The lights have gone out in Crimea. Again. A fresh power cut has plunged the occupied peninsula into darkness, a logistical humiliation for Moscow that exposes the frail sinews of its imperial adventure.
Yet as Vladimir Putin’s war machine sputters in the blackout, Western capitals rush to reaffirm their solidarity with Kyiv. Britain, ever the stalwart troubadour of lost causes, leads the chorus. But one must ask: are we witnessing the terminal decline of a rogue state, or merely the latest act in a tragedy of our own making?
The power cut itself is a tactical reminder that modern warfare is as much about cables and transformers as tanks and missiles. Ukraine’s strikes on energy infrastructure, though cruel in their effect on civilians, are a legitimate act of self-defence. Crimea, annexed in 2014 with a sham referendum that would embarrass a banana republic, remains sovereign Ukrainian territory.
Denying the occupier electricity is no different from poisoning the wells of an invading army. Yet the deeper question gnaws at me. Are we, the collective West, prepared for the consequences of our own rhetoric?
Every time a British minister vows support for Kyiv for ‘as long as it takes,’ he conjures the ghosts of Gallipoli and the Somme. Noble sentiments, yes, but sentiments that have a habit of lingering long after the noble cause has curdled into quagmire. The Victorians understood this: they fought small wars for limited objectives.

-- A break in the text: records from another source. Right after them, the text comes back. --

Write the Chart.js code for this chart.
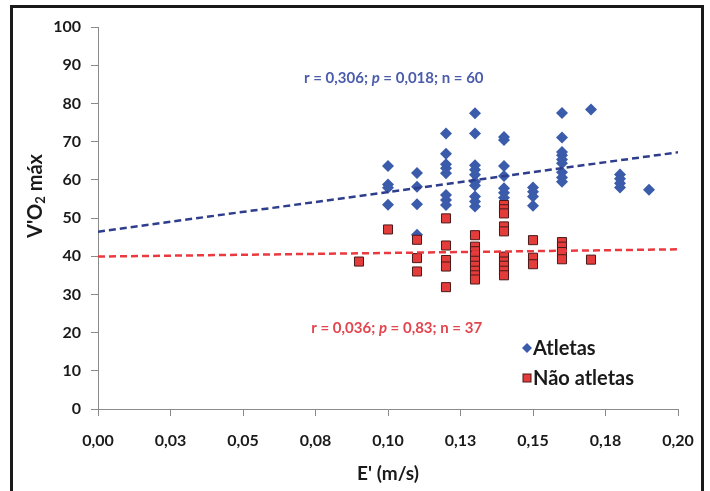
<!DOCTYPE html>
<html>
<head>
<meta charset="utf-8">
<script src="https://cdn.jsdelivr.net/npm/chart.js@4.4.1/dist/chart.umd.min.js"></script>
<style>
html, body { margin: 0; padding: 0; background: #fff; }
#wrap { position: relative; width: 710px; height: 491px; overflow: hidden; }
#frame { position: absolute; left: 10px; top: 5px; width: 688px; height: 520px; border: 3px solid #1a1a1a; pointer-events: none; }
canvas { position: absolute; left: 0; top: 0; }
</style>
</head>
<body>
<div id="wrap">
  <canvas id="c" width="710" height="491"></canvas>
  <div id="frame"></div>
</div>
<script>
// E' (m/s) / V'O2 max — athletes
const athleteX = [
  0.10, 0.10, 0.10, 0.10,
  0.11, 0.11, 0.11, 0.11,
  0.12, 0.12, 0.12, 0.12, 0.12, 0.12, 0.12, 0.12,
  0.13, 0.13, 0.13, 0.13, 0.13, 0.13, 0.13, 0.13, 0.13, 0.13,
  0.14, 0.14, 0.14, 0.14, 0.14, 0.14, 0.14,
  0.15, 0.15, 0.15, 0.15,
  0.16, 0.16, 0.16, 0.16, 0.16, 0.16, 0.16, 0.16, 0.16,
  0.17,
  0.18, 0.18, 0.18, 0.18,
  0.19
]
const athleteY = [
  63.6, 58.8, 57.9, 53.5,
  61.8, 58.2, 53.6, 45.6,
  72.1, 66.8, 64.1, 63.0, 61.7, 56.0, 54.7, 53.4,
  77.4, 72.1, 63.8, 62.6, 61.3, 59.5, 58.5, 55.6, 54.3, 53.0,
  71.2, 70.4, 63.6, 61.0, 57.8, 56.6, 55.3,
  58.0, 56.9, 55.6, 53.2,
  77.5, 71.1, 67.3, 66.4, 65.3, 64.3, 62.0, 60.6, 59.5,
  78.4,
  61.4, 60.3, 59.1, 58.0,
  57.4
]
// non-athletes
const nonAthleteX = [
  0.09,
  0.10,
  0.11, 0.11, 0.11,
  0.12, 0.12, 0.12, 0.12, 0.12,
  0.13, 0.13, 0.13, 0.13, 0.13, 0.13, 0.13, 0.13, 0.13,
  0.14, 0.14, 0.14, 0.14, 0.14, 0.14, 0.14, 0.14, 0.14, 0.14,
  0.15, 0.15, 0.15,
  0.16, 0.16, 0.16, 0.16,
  0.17
]
const nonAthleteY = [
  38.6,
  47.0,
  44.3, 39.5, 36.0,
  49.9, 42.8, 39.0, 37.3, 31.9,
  45.5, 42.5, 41.3, 40.1, 38.8, 37.5, 36.2, 35.0, 33.9,
  53.4, 52.3, 51.2, 47.8, 46.5, 39.9, 38.6, 37.5, 36.2, 35.0,
  44.2, 39.6, 37.9,
  43.7, 42.5, 41.1, 39.2,
  39.1
]
// linear trend ends
const trendX = [0, 0.20]
const athleteTrend = [46.4, 67.2]
const nonAthleteTrend = [39.9, 41.8]

const xTickValues = [0, 0.025, 0.05, 0.075, 0.10, 0.125, 0.15, 0.175, 0.20]
const xTickLabels = ['0,00', '0,03', '0,05', '0,08', '0,10', '0,13', '0,15', '0,18', '0,20']

const seriesNames = ['Atletas', 'Não atletas']
const noteAthletes = ['r = 0,306; ', 'p', ' = 0,018; n = 60']
const noteNonAthletes = ['r = 0,036; ', 'p', ' = 0,83; n = 37']

const BLUE = '#3b5cab'
const RED = '#e43b3b'
const FONT = 'Lato, "Open Sans", sans-serif'

const pts = (xs, ys) => xs.map((x, i) => ({ x: x, y: ys[i] }))

function mixedText(ctx, parts, cx, cy, color, size) {
  ctx.save()
  ctx.fillStyle = color
  ctx.textBaseline = 'middle'
  let w = 0
  parts.forEach((p, i) => {
    ctx.font = (i === 1 ? 'italic ' : '') + 'bold ' + size + 'px ' + FONT
    w += ctx.measureText(p).width
  })
  let x = cx - w / 2
  parts.forEach((p, i) => {
    ctx.font = (i === 1 ? 'italic ' : '') + 'bold ' + size + 'px ' + FONT
    ctx.fillText(p, x, cy)
    x += ctx.measureText(p).width
  })
  ctx.restore()
}

const overlay = {
  id: 'overlay',
  afterDraw(chart) {
    const ctx = chart.ctx
    const x = chart.scales.x, y = chart.scales.y
    mixedText(ctx, noteAthletes, x.getPixelForValue(0.102), y.getPixelForValue(86.6), '#4a5cab', 15)
    mixedText(ctx, noteNonAthletes, x.getPixelForValue(0.103), y.getPixelForValue(21.2), '#e2454d', 15)

    // y axis title with subscript
    ctx.save()
    ctx.translate(36, 196)
    ctx.rotate(-Math.PI / 2)
    ctx.fillStyle = '#1a1a1a'
    ctx.textBaseline = 'middle'
    const a = "V'O", b = '2', c = ' máx'
    ctx.font = 'bold 20px ' + FONT
    const wa = ctx.measureText(a).width, wc = ctx.measureText(c).width
    ctx.font = 'bold 13px ' + FONT
    const wb = ctx.measureText(b).width
    let px = -(wa + wb + wc) / 2
    ctx.font = 'bold 20px ' + FONT
    ctx.fillText(a, px, 0); px += wa
    ctx.font = 'bold 13px ' + FONT
    ctx.fillText(b, px, 5); px += wb
    ctx.font = 'bold 20px ' + FONT
    ctx.fillText(c, px, 0)
    ctx.restore()

    // legend
    const lx = 527
    ctx.save()
    ctx.fillStyle = BLUE
    ctx.beginPath()
    ctx.moveTo(lx, 348 - 5); ctx.lineTo(lx + 5, 348); ctx.lineTo(lx, 348 + 5); ctx.lineTo(lx - 5, 348)
    ctx.closePath(); ctx.fill()
    ctx.fillStyle = RED
    ctx.strokeStyle = '#4a1a1a'
    ctx.lineWidth = 1
    ctx.fillRect(lx - 4, 378 - 4, 8, 8)
    ctx.strokeRect(lx - 4, 378 - 4, 8, 8)
    ctx.fillStyle = '#1a1a1a'
    ctx.font = 'bold 20px ' + FONT
    ctx.textBaseline = 'middle'
    ctx.fillText(seriesNames[0], lx + 6, 349)
    ctx.fillText(seriesNames[1], lx + 6, 379)
    ctx.restore()
  }
}

new Chart(document.getElementById('c'), {
  type: 'scatter',
  data: {
    datasets: [
      {
        type: 'line', label: 'trend athletes', data: pts(trendX, athleteTrend),
        borderColor: '#2e3d8c', borderWidth: 2.5, borderDash: [7, 4], pointRadius: 0, fill: false
      },
      {
        type: 'line', label: 'trend non athletes', data: pts(trendX, nonAthleteTrend),
        borderColor: '#ea3a40', borderWidth: 2.5, borderDash: [7, 4], pointRadius: 0, fill: false
      },
      {
        label: seriesNames[1], data: pts(nonAthleteX, nonAthleteY),
        pointStyle: 'rect', pointRadius: 6.4, backgroundColor: RED, borderColor: '#4a1a1a', borderWidth: 1
      },
      {
        label: seriesNames[0], data: pts(athleteX, athleteY),
        pointStyle: 'rectRot', pointRadius: 6, backgroundColor: BLUE, borderColor: BLUE, borderWidth: 0
      }
    ]
  },
  options: {
    responsive: false,
    animation: false,
    layout: { padding: { left: 0, right: 32, top: 27, bottom: 0 } },
    plugins: { legend: { display: false }, tooltip: { enabled: false } },
    scales: {
      x: {
        type: 'linear', min: 0, max: 0.20,
        afterBuildTicks: s => { s.ticks = xTickValues.map(v => ({ value: v })) },
        afterFit: s => { s.height = 82 },
        grid: { drawOnChartArea: false, drawTicks: true, tickLength: 7, color: '#8a8a8a' },
        border: { display: true, color: '#8a8a8a', width: 1 },
        ticks: {
          padding: 15, color: '#1a1a1a', font: { family: FONT, size: 16, weight: 'bold' },
          maxRotation: 0, autoSkip: false,
          callback: (v, i) => xTickLabels[i]
        },
        title: { display: true, text: "E' (m/s)", color: '#1a1a1a', font: { family: FONT, size: 19, weight: 'bold' }, padding: { top: 0, bottom: 6 } }
      },
      y: {
        min: 0, max: 100,
        afterFit: s => { s.width = 98 },
        grid: { drawOnChartArea: false, drawTicks: true, tickLength: 7, color: '#8a8a8a' },
        border: { display: true, color: '#8a8a8a', width: 1 },
        ticks: { stepSize: 10, padding: 10, color: '#1a1a1a', font: { family: FONT, size: 16, weight: 'bold' } }
      }
    }
  },
  plugins: [overlay]
})
</script>
</body>
</html>
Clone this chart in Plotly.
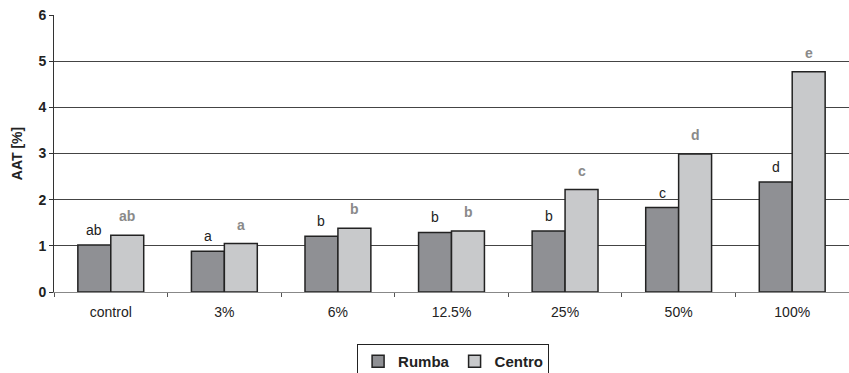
import plotly.graph_objects as go

categories = ["control", "3%", "6%", "12.5%", "25%", "50%", "100%"]
rumba = [1.02, 0.88, 1.21, 1.29, 1.32, 1.83, 2.38]
centro = [1.23, 1.05, 1.38, 1.32, 2.22, 2.99, 4.77]
rumba_letters = ["ab", "a", "b", "b", "b", "c", "d"]
centro_letters = ["ab", "a", "b", "b", "c", "d", "e"]

FONT = "Liberation Sans, Arial, sans-serif"
RUMBA_FILL = "#8f9094"
CENTRO_FILL = "#c8c9cb"
EDGE = "#222222"

fig = go.Figure()
fig.add_trace(go.Bar(name="<b>Rumba</b>", x=categories, y=rumba,
                     marker=dict(color=RUMBA_FILL, line=dict(color=EDGE, width=1.5))))
fig.add_trace(go.Bar(name="<b>Centro</b>", x=categories, y=centro,
                     marker=dict(color=CENTRO_FILL, line=dict(color=EDGE, width=1.5))))

# significance letters above each bar
annotations = []
for cat, v, t in zip(categories, rumba, rumba_letters):
    annotations.append(dict(x=cat, y=v, text=t, xref="x", yref="y", showarrow=False,
                            xshift=-16.5, yshift=5, yanchor="bottom",
                            font=dict(family=FONT, size=14, color="#222222")))
for cat, v, t in zip(categories, centro, centro_letters):
    annotations.append(dict(x=cat, y=v, text="<b>%s</b>" % t, xref="x", yref="y", showarrow=False,
                            xshift=16.5, yshift=9, yanchor="bottom",
                            font=dict(family=FONT, size=14, color="#8a8a8a")))

fig.update_layout(
    width=849, height=373,
    margin=dict(l=54, r=0, t=15, b=81),
    paper_bgcolor="white", plot_bgcolor="white",
    barmode="group", bargap=0.42, bargroupgap=0,
    font=dict(family=FONT, size=14, color="#222222"),
    annotations=annotations,
    showlegend=True,
    legend=dict(orientation="h", x=0.502, xanchor="center",
                yref="container", y=0.078, yanchor="top",
                bordercolor="#222222", borderwidth=1, bgcolor="white",
                font=dict(family=FONT, size=15, color="#222222"),
                itemwidth=30, tracegroupgap=0, traceorder="normal"),
)
fig.update_xaxes(type="category", showgrid=False, showline=True, linecolor="#888888", linewidth=1,
                 ticks="outside", tickson="boundaries", ticklen=4, tickcolor="#555555",
                 ticklabelstandoff=7,
                 tickfont=dict(family=FONT, size=14, color="#222222"))
fig.update_yaxes(range=[0, 6], dtick=1, showgrid=True, gridcolor="#444444", gridwidth=1,
                 showline=True, linecolor="#333333", linewidth=1, zeroline=False,
                 ticks="outside", ticklen=4, tickcolor="#333333",
                 tickfont=dict(family=FONT, size=14, color="#222222"), tickprefix="<b>", ticksuffix="</b>",
                 title=dict(text="<b>AAT [%]</b>", font=dict(family=FONT, size=14, color="#222222"), standoff=12))

fig.write_html("out.html")
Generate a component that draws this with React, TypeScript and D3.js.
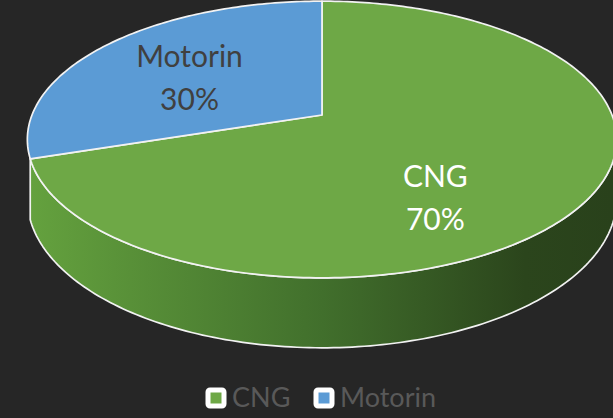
import React, { useEffect } from 'react';
import * as d3 from 'd3';

// chart data
const categories = ['CNG', 'Motorin'];
const shares = [70, 30];
const topColors = ['#6ea846', '#5b9bd5'];
const labelColors = ['#ffffff', '#404040'];

const width = 613;
const height = 418;

// perspective "camera" for the 3d pie (fitted by eye)
const cx = 322;
const cy = 115;
const rx = 290;
const ry = 134;
const persp = 0.177;
const depth = 57.6;

// (theta clockwise from 12 o'clock, radius 0..1, z 0=top 1=bottom)
const proj = (theta: number, r = 1, z = 0): [number, number] => {
  const X = r * Math.sin(theta);
  const Y = r * Math.cos(theta);
  const w = 1 + persp * Y;
  return [cx + (rx * X) / w, cy + (-ry * Y + depth * z) / w];
};

const sampleArc = (a0: number, a1: number, z: number) => {
  const n = Math.max(2, Math.ceil((Math.abs(a1 - a0) * 180) / Math.PI));
  return d3.range(n + 1).map(i => proj(a0 + ((a1 - a0) * i) / n, 1, z));
};

const line = d3.line();

export default function App() {
  useEffect(() => {
    document.body.style.margin = '0';
    document.body.style.background = '#262626';
  }, []);

  const pie = d3.pie<number>().sort(null).value(d => d);
  const arcs = pie(shares);

  // visible part of the side wall (excel hides the thin sliver past the big slice)
  const silR = Math.PI - Math.acos(persp);
  const silL = Math.min(Math.PI + Math.acos(persp), arcs[0].endAngle);

  const walls = arcs
    .map((a, i) => {
      const a0 = Math.max(a.startAngle, silR);
      const a1 = Math.min(a.endAngle, silL);
      if (a1 <= a0) return null;
      const pts = [...sampleArc(a0, a1, 0), ...sampleArc(a1, a0, 1)];
      return { i, d: line(pts) + 'Z' };
    })
    .filter(Boolean) as { i: number; d: string }[];

  const tops = arcs.map((a, i) => {
    const pts = [proj(0, 0), ...sampleArc(a.startAngle, a.endAngle, 0)];
    return { i, d: line(pts) + 'Z' };
  });

  // label anchors (radius / drop into the wall), per slice
  const labelPlace = [
    { r: 0.46, z: 0.62 },
    { r: 0.6, z: 0 },
  ];

  const legendX = d3.scaleOrdinal<string, number>().domain(categories).range([216, 324]);

  return (
    <svg width={width} height={height} style={{ display: 'block', background: '#262626' }}>
      <defs>
        <linearGradient id="wall0" gradientUnits="userSpaceOnUse" x1={cx - rx} x2={cx + rx} y1={0} y2={0}>
          <stop offset="0" stopColor="#64a13e" />
          <stop offset="0.5" stopColor="#416f2c" />
          <stop offset="0.85" stopColor="#2b451c" />
          <stop offset="1" stopColor="#29411b" />
        </linearGradient>
        <linearGradient id="wall1" gradientUnits="userSpaceOnUse" x1={cx - rx} x2={cx + rx} y1={0} y2={0}>
          <stop offset="0" stopColor="#5290c8" />
          <stop offset="1" stopColor="#1f3e5c" />
        </linearGradient>
      </defs>
      {walls.map(w => (
        <path key={'w' + w.i} d={w.d} fill={`url(#wall${w.i})`} stroke="#f2f2f2" strokeWidth={1.7} strokeLinejoin="round" />
      ))}
      {tops.map(t => (
        <path key={'t' + t.i} d={t.d} fill={topColors[t.i]} stroke="#f2f2f2" strokeWidth={1.7} strokeLinejoin="round" />
      ))}
      {arcs.map((a, i) => {
        const mid = (a.startAngle + a.endAngle) / 2;
        const [x, y] = proj(mid, labelPlace[i].r, labelPlace[i].z);
        return (
          <text
            key={'l' + i}
            x={x}
            y={y}
            textAnchor="middle"
            fill={labelColors[i]}
            style={{ fontFamily: 'Lato, "Open Sans", sans-serif', fontSize: 30 }}
          >
            <tspan x={x} dy="-0.12em">{categories[i]}</tspan>
            <tspan x={x} dy="1.42em">{shares[i]}%</tspan>
          </text>
        );
      })}
      {categories.map((c, i) => (
        <g key={'g' + c} transform={`translate(${legendX(c)},398)`}>
          <rect x={-8} y={-8} width={16} height={16} rx={2} fill={topColors[i]} stroke="#ffffff" strokeWidth={5} />
          <text x={16} y={9} fill="#595959" style={{ fontFamily: 'Lato, "Open Sans", sans-serif', fontSize: 27 }}>
            {c}
          </text>
        </g>
      ))}
    </svg>
  );
}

We, in our decadence, fight existential wars with unlimited aims and limited patience. The power cut in Crimea will not break Russia. It will not cause Putin to weep into his borscht.
It will, however, harden the resolve of those who see the West as a decadent and untrustworthy actor. And herein lies the rub. We base our policy on the idea that Russia can be defeated utterly, that Crimea will return to Ukraine, that the post-1991 order will be restored.
This is not strategy; it is theology. A theology that assumes history has ended, and that liberal democracy is the only permissible god. But history, as I have written before, is a polytheistic affair.
The darkness over Crimea is a metaphor for the deeper obscurity of our own intentions. The British government, as ever, will send more generators, more cables, more statements of unwavering support. It will do so because the alternative – admitting that the war is unwinnable on our terms – is politically unpalatable.
But nations, like people, must eventually face the dawn. And when the sun rises over a Crimea still in Russian hands, we shall have to ask ourselves: was this magnificent obsession worth the candle?